You have to be adaptable as a writer. It’s part of the reason I do the occasional short story or script. It’s not only a bit of a break, but also a way to expand your skill. I’ve seen friends who’ve written fantasy move to other genres. I don’t want to be disingenuous and say that it was motivated purely by the market, but there’s always this sliding scale in your head from pure art on one end to pure commercial at the other. As a commercial writer, you want to find some sort of balance. And it’s different for everyone. Plenty of people have made a good living writing pulpy commercial romance novels, and all credit to them.
But where do I want to be on this scale? There’s no right or wrong answer, just a focus. There are choices you have to make if you want a writing career.

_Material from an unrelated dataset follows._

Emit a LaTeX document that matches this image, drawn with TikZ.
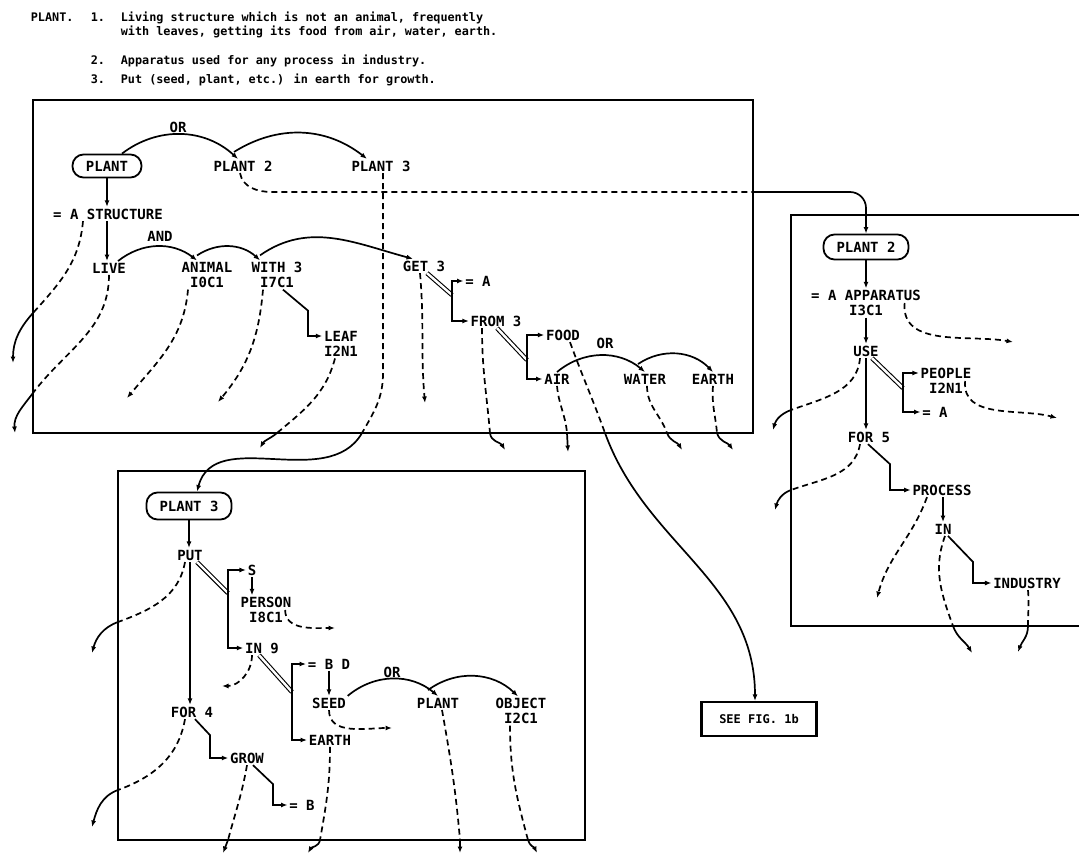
\documentclass[tikz,border=0pt]{standalone}
\usepackage{fontspec}
\usepackage{tikz}
\usetikzlibrary{arrows,arrows.meta}
\newfontfamily\lettering{DejaVu Sans Mono}

\tikzset{
  lbl/.style={font=\lettering\bfseries\fontsize{14}{15}\selectfont, inner sep=1pt, align=center},
  head/.style={font=\lettering\bfseries\fontsize{11.8}{13}\selectfont, inner sep=0pt, anchor=base west},
  panel/.style={draw, line width=2.2pt},
  rbox/.style={lbl, draw, line width=1.8pt, rounded corners=11pt, minimum width=85pt, minimum height=25pt},
  dlink/.style={dash pattern=on 6pt off 4pt},
  ptr/.style={-{Latex[length=6.5pt,width=5pt]}},
  dbl/.style={double, double distance=2.4pt, line width=1.1pt}
}

\begin{document}
\begin{tikzpicture}[x=1pt, y=1pt, line width=1.7pt]
\useasboundingbox (0,0) rectangle (1079,-856);

% heading
\node[head] at (30,-22) {PLANT.};
\node[head] at (90,-22) {1.};
\node[head] at (120,-22) {Living structure which is not an animal, frequently};
\node[head] at (120,-36) {with leaves, getting its food from air, water, earth.};
\node[head] at (90,-65) {2.};
\node[head] at (120,-65) {Apparatus used for any process in industry.};
\node[head] at (90,-84) {3.};
\node[head] at (120,-84) {Put (seed, plant, etc.) in earth for growth.};

% frames
\draw[panel] (33,-100) rectangle (753,-433);
\draw[panel] (1079,-215) -- (791,-215) -- (791,-626) -- (1079,-626);
\draw[panel] (118,-471) rectangle (585,-840);
\node[lbl, draw, line width=2.2pt, minimum width=115pt, minimum height=34pt,
  font=\lettering\bfseries\fontsize{12}{13}\selectfont] (seefig) at (759,-719) {SEE FIG. 1b};

% first plane: PLANT
\node[rbox, minimum width=69pt, minimum height=23pt] (plant) at (107,-166) {PLANT};
\node[lbl] (plantB) at (243,-166) {PLANT 2};
\node[lbl] (plantC) at (381,-166) {PLANT 3};
\node[lbl] at (178,-127) {OR};
\node[lbl] (struct) at (108,-214) {= A STRUCTURE};
\node[lbl] at (160,-236) {AND};
\node[lbl] (live) at (109,-268) {LIVE};
\node[lbl] (animal) at (207,-275) {ANIMAL\\I0C1};
\node[lbl] (with) at (277,-275) {WITH 3\\I7C1};
\node[lbl] (leaf) at (341,-344) {LEAF\\I2N1};
\node[lbl] (get) at (424,-266) {GET 3};
\node[lbl] (eqa) at (478,-281) {= A};
\node[lbl] (from) at (496,-321) {FROM 3};
\node[lbl] (food) at (563,-335) {FOOD};
\node[lbl] at (605,-343) {OR};
\node[lbl] (air) at (557,-379) {AIR};
\node[lbl] (water) at (645,-379) {WATER};
\node[lbl] (earth) at (713,-379) {EARTH};

\draw[ptr] (plant) -- (plant |- struct.north);
\draw[ptr] (struct.south -| plant) -- (live.north -| plant);
\draw[ptr] ([xshift=15pt]plant.north) to[bend left=40] ([xshift=-5pt]plantB.north);
\draw[ptr] ([xshift=-9pt,yshift=7pt]plantB.north) to[bend left=35] ([xshift=-14pt]plantC.north);
\draw[ptr] ([xshift=9pt]live.north) to[bend left=38] ([xshift=-10pt]animal.north);
\draw[ptr] ([xshift=-10pt,yshift=5pt]animal.north) to[bend left=38] ([xshift=-17pt]with.north);
\draw[ptr] ([xshift=-17pt,yshift=5pt]with.north) to[out=35,in=165] ([xshift=-11pt]get.north);
\draw[ptr] ([xshift=6pt]with.south) -- ++(25,-21) |- ([yshift=8pt]leaf.west);
\coordinate (gf) at (452,-295);
\draw[dbl] ([xshift=3pt]get.south) -- (gf);
\draw[ptr] (gf) |- (eqa);
\draw[ptr] (gf) |- (from);
\coordinate (ff) at (527,-360);
\draw[dbl] ([xshift=1pt]from.south) -- (ff);
\draw[ptr] (ff) |- (food);
\draw[ptr] (ff) |- (air);
\draw[ptr] (air.north) to[bend left=40] (water.north);
\draw[ptr] ([xshift=-7pt,yshift=8pt]water.north) to[bend left=40] (earth.north);

% links out of the first plane
\coordinate (a1) at (33,-313); \coordinate (a1e) at (13,-363);
\draw[dlink] ([xshift=-25pt]struct.south) to[out=265,in=48] (a1);
\draw[ptr] (a1) to[out=228,in=90] (a1e);
\coordinate (a2) at (33,-393); \coordinate (a2e) at (15,-433);
\draw[dlink] (live.south) to[out=270,in=53] (a2);
\draw[ptr] (a2) to[out=233,in=95] (a2e);
\coordinate (a3e) at (127,-398);
\draw[dlink,ptr] ([xshift=-19pt]animal.south) to[out=265,in=50] (a3e);
\coordinate (a4e) at (218,-402);
\draw[dlink,ptr] ([xshift=-14pt]with.south) to[out=265,in=50] (a4e);
\coordinate (a5) at (277,-433); \coordinate (a5e) at (260,-448);
\draw[dlink] ([xshift=-6pt]leaf.south) to[out=255,in=40] (a5);
\draw[ptr] (a5) to[out=220,in=60] (a5e);
\coordinate (a6) at (362,-433);
\draw[dlink] ([xshift=2pt]plantC.south) -- ++(0,-200) to[out=270,in=60] (a6);
\coordinate (a7e) at (425,-403);
\draw[dlink,ptr] ([xshift=-4pt]get.south) to[out=275,in=95] (a7e);
\coordinate (a8) at (490,-433); \coordinate (a8e) at (505,-450);
\draw[dlink] ([xshift=-14pt]from.south) to[out=270,in=95] (a8);
\draw[ptr] (a8) to[out=275,in=120] (a8e);
\coordinate (a9) at (567,-433); \coordinate (a9e) at (568,-452);
\draw[dlink] (air.south) to[out=275,in=95] (a9);
\draw[ptr] (a9) -- (a9e);
\coordinate (a10) at (605,-433);
\draw[dlink] ([xshift=7pt]food.south) to[out=290,in=110] (a10);
\draw[ptr] (a10) to[out=290,in=90] ([xshift=-4pt]seefig.north);
\coordinate (a11) at (667,-433); \coordinate (a11e) at (682,-450);
\draw[dlink] ([xshift=2pt]water.south) to[out=270,in=110] (a11);
\draw[ptr] (a11) to[out=290,in=120] (a11e);
\coordinate (a12) at (717,-433); \coordinate (a12e) at (733,-450);
\draw[dlink] (earth.south) to[out=265,in=95] (a12);
\draw[ptr] (a12) to[out=285,in=125] (a12e);
\coordinate (a13) at (753,-192);
\draw[dlink] ([xshift=-3pt]plantB.south) to[out=280,in=180] (272,-192) -- (a13);

% second plane: PLANT 2
\node[rbox] (plantTwo) at (866,-247) {PLANT 2};
\node[lbl] (appar) at (866,-303) {= A APPARATUS\\I3C1};
\node[lbl] (use) at (866,-351) {USE};
\node[lbl] (people) at (946,-381) {PEOPLE\\I2N1};
\node[lbl] (eqa2) at (935,-412) {= A};
\node[lbl] (forfive) at (869,-437) {FOR 5};
\node[lbl] (process) at (942,-490) {PROCESS};
\node[lbl] (inP) at (943,-529) {IN};
\node[lbl] (industry) at (1027,-583) {INDUSTRY};

\draw[ptr, rounded corners=16pt] (a13) -| (plantTwo.north);
\draw[ptr] (plantTwo) -- (plantTwo |- appar.north);
\draw[ptr] (appar.south -| plantTwo) -- (use);
\draw[ptr] (use) -- (use |- forfive.north);
\coordinate (uf) at (903,-388);
\draw[dbl] ([xshift=6pt]use.south) -- (uf);
\draw[ptr] (uf) |- ([yshift=8pt]people.west);
\draw[ptr] (uf) |- (eqa2);
\draw[ptr] ([xshift=-1pt]forfive.south) -- ++(22,-20) |- (process);
\draw[ptr] (process.south -| inP) -- (inP);
\draw[ptr] ([xshift=5pt]inP.south) -- ++(25,-26) |- (industry);

\coordinate (b1e) at (1013,-342);
\draw[dlink,ptr] ([xshift=-18pt]appar.east) to[out=265,in=170] (b1e);
\coordinate (b2e) at (1057,-418);
\draw[dlink,ptr] ([xshift=-8pt]people.east) to[out=265,in=165] (b2e);
\coordinate (b3) at (791,-410); \coordinate (b3e) at (773,-430);
\draw[dlink] ([xshift=-6pt]use.south) to[out=265,in=20] (b3);
\draw[ptr] (b3) to[out=200,in=75] (b3e);
\coordinate (b4) at (791,-490); \coordinate (b4e) at (775,-510);
\draw[dlink] ([xshift=-9pt]forfive.south) to[out=260,in=20] (b4);
\draw[ptr] (b4) to[out=200,in=75] (b4e);
\coordinate (b5e) at (877,-598);
\draw[dlink,ptr] ([xshift=-15pt]process.south) to[out=250,in=75] (b5e);
\coordinate (b6) at (953,-626); \coordinate (b6e) at (972,-653);
\draw[dlink] ([xshift=2pt]inP.south) to[out=250,in=110] (b6);
\draw[ptr] (b6) to[out=290,in=120] (b6e);
\coordinate (b7) at (1028,-626); \coordinate (b7e) at (1018,-652);
\draw[dlink] ([xshift=1pt]industry.south) to[out=275,in=90] (b7);
\draw[ptr] (b7) to[out=270,in=70] (b7e);

% third plane: PLANT 3
\node[rbox, minimum height=27pt] (plantThree) at (189,-506) {PLANT 3};
\node[lbl] (put) at (190,-555) {PUT};
\node[lbl] (sP) at (252,-570) {S};
\node[lbl] (person) at (266,-610) {PERSON\\I8C1};
\node[lbl] (innine) at (262,-648) {IN 9};
\node[lbl] (ebd) at (329,-664) {= B D};
\node[lbl] (seed) at (329,-703) {SEED};
\node[lbl] at (392,-672) {OR};
\node[lbl] (plantS) at (438,-703) {PLANT};
\node[lbl] (object) at (521,-711) {OBJECT\\I2C1};
\node[lbl] (earthS) at (330,-740) {EARTH};
\node[lbl] (forfour) at (192,-712) {FOR 4};
\node[lbl] (grow) at (247,-758) {GROW};
\node[lbl] (eqb) at (302,-805) {= B};

\draw[ptr] (a6) to[out=240,in=75] ([xshift=8pt]plantThree.north);
\draw[ptr] (plantThree) -- (plantThree |- put.north);
\draw[ptr] (put) -- (put |- forfour.north);
\coordinate (pf) at (228,-593);
\draw[dbl] ([xshift=7pt]put.south) -- (pf);
\draw[ptr] (pf) |- (sP);
\draw[ptr] (pf) |- (innine);
\draw[ptr] (sP) -- (sP |- person.north);
\coordinate (nf) at (292,-692);
\draw[dbl] ([xshift=-3pt]innine.south) -- (nf);
\draw[ptr] (nf) |- (ebd);
\draw[ptr] (nf) |- (earthS);
\draw[ptr] (ebd.south) -- (ebd.south |- seed.north);
\draw[ptr] (seed.north east) to[bend left=40] (plantS.north);
\draw[ptr] ([xshift=-10pt,yshift=6pt]plantS.north) to[bend left=40] ([xshift=-3pt]object.north);
\draw[ptr] ([xshift=3pt]forfour.south) -- ++(15,-16) |- (grow);
\draw[ptr] ([xshift=6pt]grow.south) -- ++(20,-19) |- (eqb);

\coordinate (c1) at (118,-622); \coordinate (c1e) at (92,-653);
\draw[dlink] ([xshift=-5pt]put.south) to[out=260,in=20] (c1);
\draw[ptr] (c1) to[out=200,in=75] (c1e);
\coordinate (c2) at (118,-790); \coordinate (c2e) at (92,-827);
\draw[dlink] ([xshift=-7pt]forfour.south) to[out=260,in=20] (c2);
\draw[ptr] (c2) to[out=200,in=75] (c2e);
\coordinate (c3e) at (335,-628);
\draw[dlink,ptr] ([xshift=-8pt]person.east) to[out=270,in=180] (c3e);
\coordinate (c4e) at (222,-686);
\draw[dlink,ptr] ([xshift=-10pt]innine.south) to[out=270,in=0] (c4e);
\coordinate (c5e) at (392,-728);
\draw[dlink,ptr] (seed.south) to[out=270,in=180] (c5e);
\coordinate (c6) at (228,-840); \coordinate (c6e) at (223,-853);
\draw[dlink] (grow.south) to[out=260,in=75] (c6);
\draw[ptr] (c6) -- (c6e);
\coordinate (c7) at (320,-840); \coordinate (c7e) at (308,-853);
\draw[dlink] (earthS.south) to[out=270,in=80] (c7);
\draw[ptr] (c7) to[out=260,in=60] (c7e);
\coordinate (c8) at (460,-840); \coordinate (c8e) at (460,-853);
\draw[dlink] ([xshift=4pt]plantS.south) to[out=280,in=95] (c8);
\draw[ptr] (c8) -- (c8e);
\coordinate (c9) at (528,-840); \coordinate (c9e) at (537,-853);
\draw[dlink] ([xshift=-11pt]object.south) to[out=270,in=105] (c9);
\draw[ptr] (c9) to[out=285,in=115] (c9e);
\end{tikzpicture}
\end{document}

The most obvious example of this is genre. I think I’ve pretty much established I’m predominantly a fantasy writer. But it goes a little deeper. I know at this stage that I can write Swords & Sorcery or Urban Fantasy, but I’m not so much an epic fantasy writer (at least by my definition). The epic fantasies I want to write are non-traditional. And non-traditional might not sell.
But here’s the thing. If you sell an Urban Fantasy novel, you’re going to be an Urban fantasy novelist. If it does well, publishers are going to want more Urban Fantasy from you. Maybe after a couple of contracts, if you’ve established a name, you might be able to branch into something different. If your books don’t sell, then it’s going to be harder to sell anything.
Of course, there are more options available to authors these days. Some create pseudonyms under which to write different genres or restart careers. There’s also the option to take a small following into self-publishing and grow your name yourself. But if you’re part way through a traditional publishing contract, that’s going to be harder. Not impossible, and publishers aren’t these gatekeepers that some like to think they are. But if you want to go into contracted work, there are always going to be conditions, which will result in some restrictions.
So, if your career path is traditional publishing, you have to both have a clear path based on commercial best case scenarios, and a million and one ways to adapt when things go tits up.
I’ve always said to myself that I believe accessibility is key. I love some of those novels where you come away not really understanding what it was all about, but still enjoyed the ride. However, I think the purpose of novels is to communicate, and for me I want to communicate to as many people as possible. The best writers are those that take complex ideas and distil them into an easy to understand story.
Yet I also love language – probably more than I realise. I love strong voice and poetic writing, but not so flowery that it fails to serve the story. Good writing can be simple. Good writing should be easy to understand.
So I want to write fun stories. I want big explosions and adventure and excitement, and that’s why I both love fantasy and want to write it. But it needs to have heart and voice and passion. I don’t want to go so far as have some moral or message to a story, but in my work on theme last year, I realise that there are issues both big and small that are important to me, and incorporating those is key.
I have ideas for some great novels that don’t sit nicely in any one genre, but I feel those are books for later in a career, when (and if) your name gets established and you have a bit of a looser reign over what you write. They are usually more difficult to write, and whilst they might make a good writing exercise to get a very bad first draft out, they’re not books I’m likely to get to this year. And I’ll be honest, I worry I might never get to them.
I’ve been following the same career plan for the last 10 years – possibly longer – and whilst it’s good to check in with myself, particularly when you feel frustrated and are feeling the slowness of publishing, I’m glad that I don’t think I need to change direction.